To go a bit further with the scenario (i think its ASB, but still fun) WI Stalin resettle East-Germany not with Poles, but with people from Central Asia? I assume for people from Siberia East-Germany must look lieke the promised Land and the cultural difference may be big enough, that they doesn´t want deflect directly to West-Germany. And the West-Germany propably wouldn´t want them.
 
Just came across Berlin 1961 by Fredrick Kempe, arguing that the DDR might have collapsed earlier due to this very problem, had the crisis he writes about gone differently...
 

BlondieBC

Banned
After reading an article on the Berlin Wall I had an idea so I am looking for some answers.

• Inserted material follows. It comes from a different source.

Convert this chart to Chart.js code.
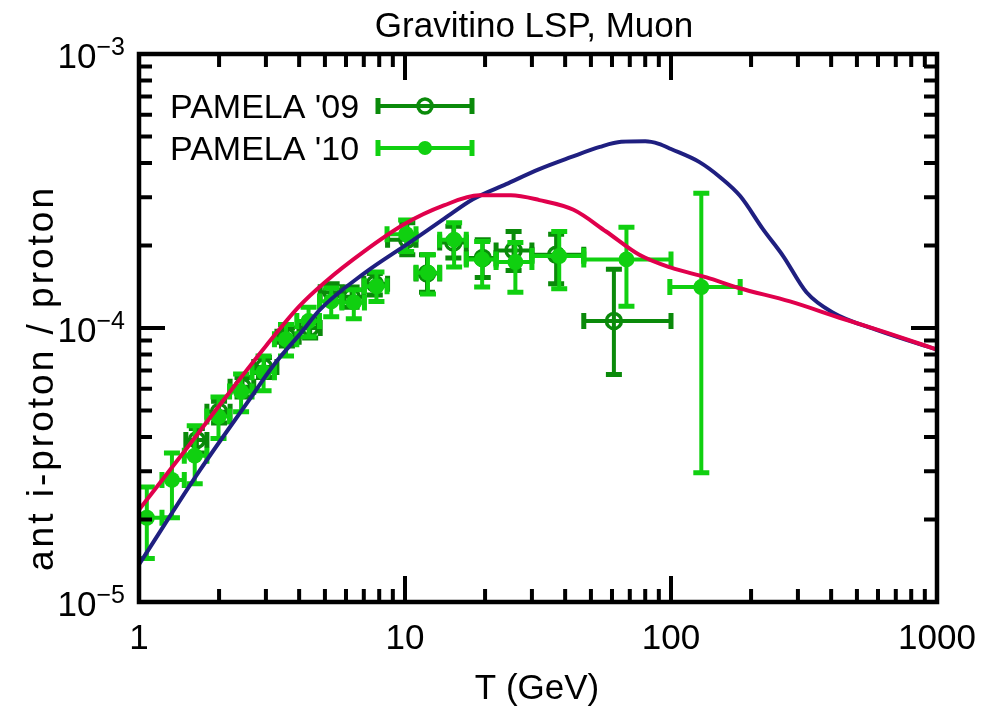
<!DOCTYPE html>
<html><head><meta charset="utf-8">
<script src="https://cdn.jsdelivr.net/npm/chart.js@4.4.1/dist/chart.umd.min.js"></script>
<style>html,body{margin:0;padding:0;background:#fff;}canvas{display:block;}</style>
</head><body>
<canvas id="c" width="1004" height="707"></canvas>
<script>
// ---- tick labels ----
const xTickValues = [1, 10, 100, 1000];
const xTickLabels = ['1', '10', '100', '1000'];
const yTickValues = [1e-5, 1e-4, 1e-3];
const yTickBase = ['10', '10', '10'];
const yTickExp = ['\u22125', '\u22124', '\u22123'];

// ---- PAMELA '10 (light green, filled) ----
const T10    = [1.07, 1.33, 1.62, 1.99, 2.42, 2.94, 3.57, 4.34, 5.28, 6.42, 7.81, 10.1, 12.2, 15.3, 19.5, 26.0, 38.0, 68.0, 130.0];
const R10    = [2.03e-5, 2.79e-5, 3.42e-5, 4.75e-5, 5.86e-5, 6.9e-5, 9.1e-5, 1.06e-4, 1.25e-4, 1.24e-4, 1.42e-4, 2.2e-4, 1.59e-4, 2.1e-4, 1.78e-4, 1.74e-4, 1.83e-4, 1.78e-4, 1.41e-4];
const R10hi  = [2.63e-5, 3.50e-5, 4.40e-5, 5.6e-5, 6.8e-5, 7.9e-5, 1.03e-4, 1.19e-4, 1.40e-4, 1.38e-4, 1.60e-4, 2.48e-4, 1.85e-4, 2.42e-4, 2.07e-4, 2.05e-4, 2.25e-4, 2.33e-4, 3.1e-4];
const R10lo  = [1.44e-5, 2.03e-5, 2.70e-5, 3.95e-5, 4.95e-5, 5.9e-5, 7.9e-5, 9.3e-5, 1.10e-4, 1.08e-4, 1.25e-4, 1.9e-4, 1.33e-4, 1.67e-4, 1.41e-4, 1.35e-4, 1.39e-4, 1.2e-4, 2.96e-5];
const T10lo  = [0.97, 1.22, 1.48, 1.80, 2.19, 2.66, 3.23, 3.92, 4.77, 5.79, 7.04, 8.56, 11.0, 13.5, 17.0, 22.0, 30.0, 47.0, 99.0];
const T10hi  = [1.22, 1.48, 1.80, 2.19, 2.66, 3.23, 3.92, 4.77, 5.79, 7.04, 8.56, 11.0, 13.5, 17.0, 22.0, 30.0, 47.0, 100.0, 182.0];

// ---- PAMELA '09 (dark green, open) ----
const T09    = [1.65, 2.0, 2.45, 2.95, 3.6, 4.4, 5.3, 6.3, 7.7, 10.2, 12.1, 15.2, 19.6, 25.6, 37.0, 61.0];
const R09    = [3.9e-5, 4.95e-5, 6.1e-5, 7.2e-5, 9.3e-5, 1.0e-4, 1.35e-4, 1.3e-4, 1.45e-4, 2.1e-4, 1.58e-4, 2.05e-4, 1.8e-4, 1.92e-4, 1.85e-4, 1.06e-4];
const R09hi  = [4.3e-5, 5.4e-5, 6.6e-5, 7.8e-5, 1.0e-4, 1.08e-4, 1.45e-4, 1.41e-4, 1.58e-4, 2.42e-4, 1.85e-4, 2.35e-4, 2.1e-4, 2.25e-4, 2.2e-4, 1.64e-4];
const R09lo  = [3.5e-5, 4.5e-5, 5.6e-5, 6.6e-5, 8.6e-5, 9.2e-5, 1.25e-4, 1.19e-4, 1.32e-4, 1.85e-4, 1.35e-4, 1.8e-4, 1.53e-4, 1.62e-4, 1.45e-4, 6.76e-5];
const T09lo  = [1.5, 1.8, 2.2, 2.7, 3.3, 4.0, 4.8, 5.8, 7.0, 8.6, 11.0, 13.5, 17.0, 22.0, 30.0, 47.0];
const T09hi  = [1.8, 2.2, 2.7, 3.3, 4.0, 4.8, 5.8, 7.0, 8.6, 11.0, 13.5, 17.0, 22.0, 30.0, 47.0, 100.0];

// ---- model curves ----
const redT = [1, 1.5, 2, 3, 4, 5, 7, 10, 14, 19, 25, 32, 43, 57, 76, 100, 136, 180, 280, 430, 650, 1000];
const redR = [2.17e-5, 3.6e-5, 5.2e-5, 8.6e-5, 1.2e-4, 1.47e-4, 1.9e-4, 2.4e-4, 2.8e-4, 3.05e-4, 3.05e-4, 2.93e-4, 2.7e-4, 2.25e-4, 1.85e-4, 1.66e-4, 1.53e-4, 1.4e-4, 1.25e-4, 1.09e-4, 9.6e-5, 8.34e-5];
const blueT = [1, 1.7, 2.6, 3.2, 4.1, 4.8, 7, 10.4, 14, 18, 24, 32, 42, 54, 65, 80, 90, 100, 128, 153, 182, 222, 264, 323, 405, 600, 1000];
const blueR = [1.37e-5, 3.04e-5, 5.48e-5, 7.3e-5, 9.7e-5, 1.17e-4, 1.58e-4, 2.05e-4, 2.5e-4, 2.95e-4, 3.35e-4, 3.8e-4, 4.2e-4, 4.58e-4, 4.78e-4, 4.8e-4, 4.7e-4, 4.5e-4, 4.03e-4, 3.55e-4, 3.03e-4, 2.29e-4, 1.83e-4, 1.35e-4, 1.14e-4, 9.8e-5, 8.34e-5];

const DARK = '#0a8a0a', LIGHT = '#10d010', RED = '#e0004c', BLUE = '#1f1f80';
const FONT = '"Liberation Sans", Arial, Helvetica, sans-serif';

function pts(xs, ys) { return xs.map((x, i) => ({x: x, y: ys[i]})); }

const errInfo = {
  2: {lo: R10lo, hi: R10hi, xlo: T10lo, xhi: T10hi, T: T10, R: R10, color: LIGHT},
  3: {lo: R09lo, hi: R09hi, xlo: T09lo, xhi: T09hi, T: T09, R: R09, color: DARK}
};

function drawErr(ctx, px, py, x0, x1, y0, y1, color) {
  ctx.strokeStyle = color;
  ctx.lineWidth = 4;
  ctx.lineCap = 'butt';
  ctx.beginPath();
  if (y0 !== null) { ctx.moveTo(px, y0); ctx.lineTo(px, y1); }
  ctx.moveTo(x0, py); ctx.lineTo(x1, py);
  ctx.stroke();
  ctx.lineWidth = 5;
  const c = 8;
  ctx.beginPath();
  if (y0 !== null) { ctx.moveTo(px - c, y0); ctx.lineTo(px + c, y0); ctx.moveTo(px - c, y1); ctx.lineTo(px + c, y1); }
  ctx.moveTo(x0, py - c); ctx.lineTo(x0, py + c);
  ctx.moveTo(x1, py - c); ctx.lineTo(x1, py + c);
  ctx.stroke();
}

const errPlugin = {
  id: 'errbars',
  beforeDatasetDraw(chart, args) {
    const e = errInfo[args.index];
    if (!e) return;
    const {ctx, chartArea: a} = chart;
    const xs = chart.scales.x, ys = chart.scales.y;
    ctx.save();
    ctx.beginPath(); ctx.rect(a.left, a.top, a.right - a.left, a.bottom - a.top); ctx.clip();
    for (let i = 0; i < e.T.length; i++) {
      drawErr(ctx, xs.getPixelForValue(e.T[i]), ys.getPixelForValue(e.R[i]),
        xs.getPixelForValue(e.xlo[i]), xs.getPixelForValue(e.xhi[i]),
        ys.getPixelForValue(e.lo[i]), ys.getPixelForValue(e.hi[i]), e.color);
    }
    ctx.restore();
  }
};

const framePlugin = {
  id: 'frame',
  afterDraw(chart) {
    const {ctx, chartArea: a} = chart;
    const xs = chart.scales.x, ys = chart.scales.y;
    ctx.save();
    ctx.strokeStyle = '#000';
    ctx.lineWidth = 4;
    const majL = 26, minL = 13;
    ctx.beginPath();
    for (let d = 0; d < 3; d++) {
      for (let k = 1; k <= 9; k++) {
        const v = k * Math.pow(10, d);
        const px = xs.getPixelForValue(v);
        const L = k === 1 ? majL : minL;
        ctx.moveTo(px, a.bottom); ctx.lineTo(px, a.bottom - L);
        ctx.moveTo(px, a.top); ctx.lineTo(px, a.top + L);
      }
    }
    for (let d = -5; d < -3; d++) {
      for (let k = 1; k <= 9; k++) {
        const v = k * Math.pow(10, d);
        const py = ys.getPixelForValue(v);
        const L = k === 1 ? majL : minL;
        ctx.moveTo(a.left, py); ctx.lineTo(a.left + L, py);
        ctx.moveTo(a.right, py); ctx.lineTo(a.right - L, py);
      }
    }
    ctx.stroke();
    ctx.lineWidth = 4.5;
    ctx.strokeRect(a.left, a.top, a.right - a.left, a.bottom - a.top);

    // tick labels
    ctx.fillStyle = '#000';
    ctx.font = '35px ' + FONT;
    ctx.textAlign = 'center';
    ctx.textBaseline = 'alphabetic';
    xTickValues.forEach((v, i) => ctx.fillText(xTickLabels[i], xs.getPixelForValue(v), a.bottom + 47));
    yTickValues.forEach((v, i) => {
      const py = ys.getPixelForValue(v);
      ctx.font = '25px ' + FONT;
      ctx.textAlign = 'right';
      const right = a.left - 14;
      const sw = ctx.measureText(yTickExp[i]).width;
      ctx.fillText(yTickExp[i], right, py + 1);
      ctx.font = '35px ' + FONT;
      ctx.fillText(yTickBase[i], right - sw, py + 14);
    });

    // titles
    ctx.textAlign = 'center';
    ctx.font = '35px ' + FONT;
    ctx.fillText('Gravitino LSP, Muon', 534, 37);
    ctx.fillText('T (GeV)', 537, 699);
    ctx.save();
    ctx.translate(53, 378);
    ctx.rotate(-Math.PI / 2);
    ctx.font = '37px ' + FONT;
    ctx.letterSpacing = '3px';
    ctx.fillText('ant i-proton / proton', 0, 0);
    ctx.restore();

    // legend
    ctx.textAlign = 'left';
    ctx.font = '34px ' + FONT;
    const rows = [{t: "PAMELA '09", y: 106, c: DARK, open: true}, {t: "PAMELA '10", y: 148, c: LIGHT, open: false}];
    rows.forEach(r => {
      ctx.fillStyle = '#000';
      ctx.fillText(r.t, 170, r.y + 12);
      drawErr(ctx, 425, r.y, 378, 472, null, null, r.c);
      ctx.beginPath();
      ctx.arc(425, r.y, 7, 0, Math.PI * 2);
      if (r.open) { ctx.lineWidth = 3.5; ctx.strokeStyle = r.c; ctx.stroke(); }
      else { ctx.fillStyle = r.c; ctx.fill(); }
    });
    ctx.restore();
  }
};

new Chart(document.getElementById('c'), {
  type: 'scatter',
  data: {
    datasets: [
      {label: 'red', data: pts(redT, redR), showLine: true, borderColor: RED, borderWidth: 4, pointRadius: 0, cubicInterpolationMode: 'monotone', fill: false},
      {label: 'blue', data: pts(blueT, blueR), showLine: true, borderColor: BLUE, borderWidth: 4, pointRadius: 0, cubicInterpolationMode: 'monotone', fill: false},
      {label: "PAMELA '10", data: pts(T10, R10), pointRadius: 8, pointBackgroundColor: LIGHT, pointBorderColor: LIGHT, pointBorderWidth: 0, showLine: false},
      {label: "PAMELA '09", data: pts(T09, R09), pointRadius: 7.5, pointBackgroundColor: 'rgba(0,0,0,0)', pointBorderColor: DARK, pointBorderWidth: 3.5, showLine: false}
    ]
  },
  options: {
    responsive: false,
    animation: false,
    devicePixelRatio: 1,
    layout: {padding: {left: 139, right: 67, top: 54, bottom: 105}},
    plugins: {legend: {display: false}, tooltip: {enabled: false}, title: {display: false}},
    scales: {
      x: {type: 'logarithmic', min: 1, max: 1000, display: false},
      y: {type: 'logarithmic', min: 1e-5, max: 1e-3, display: false}
    }
  },
  plugins: [errPlugin, framePlugin]
});
</script>
</body></html>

By the time of the construction of the Berlin Wall in 1961 a fifth of its population had emirgrated. How likely is that the Soviets allow the emigration to continue and merely replace population loss my bringing in people from elsewhere beyond the Iron Curtain, especially Poland. Would it be possible to have East Germany in 1990 with Polish plurality and not wishing to join with West Germany but rather end in negotiations with Poland around 2000 for uniting with them?

Cheers


Don't forget the vast losses of WW2. The majority of the missing Jews were in Belarus/Poland, huge numbers of Russians died, etc. So the Soviets would be moving people from one "depopulated" area to another. "Depopulated" is not that it was the ideal number of people, just when an area used to have 2 million, and 7 years later it has 1 million, people would think of it as depopulated. I would say the mass moving of people is unlikely, unless Russia had some mass refugee issue from a failed revolution say in Vietnam or Africa.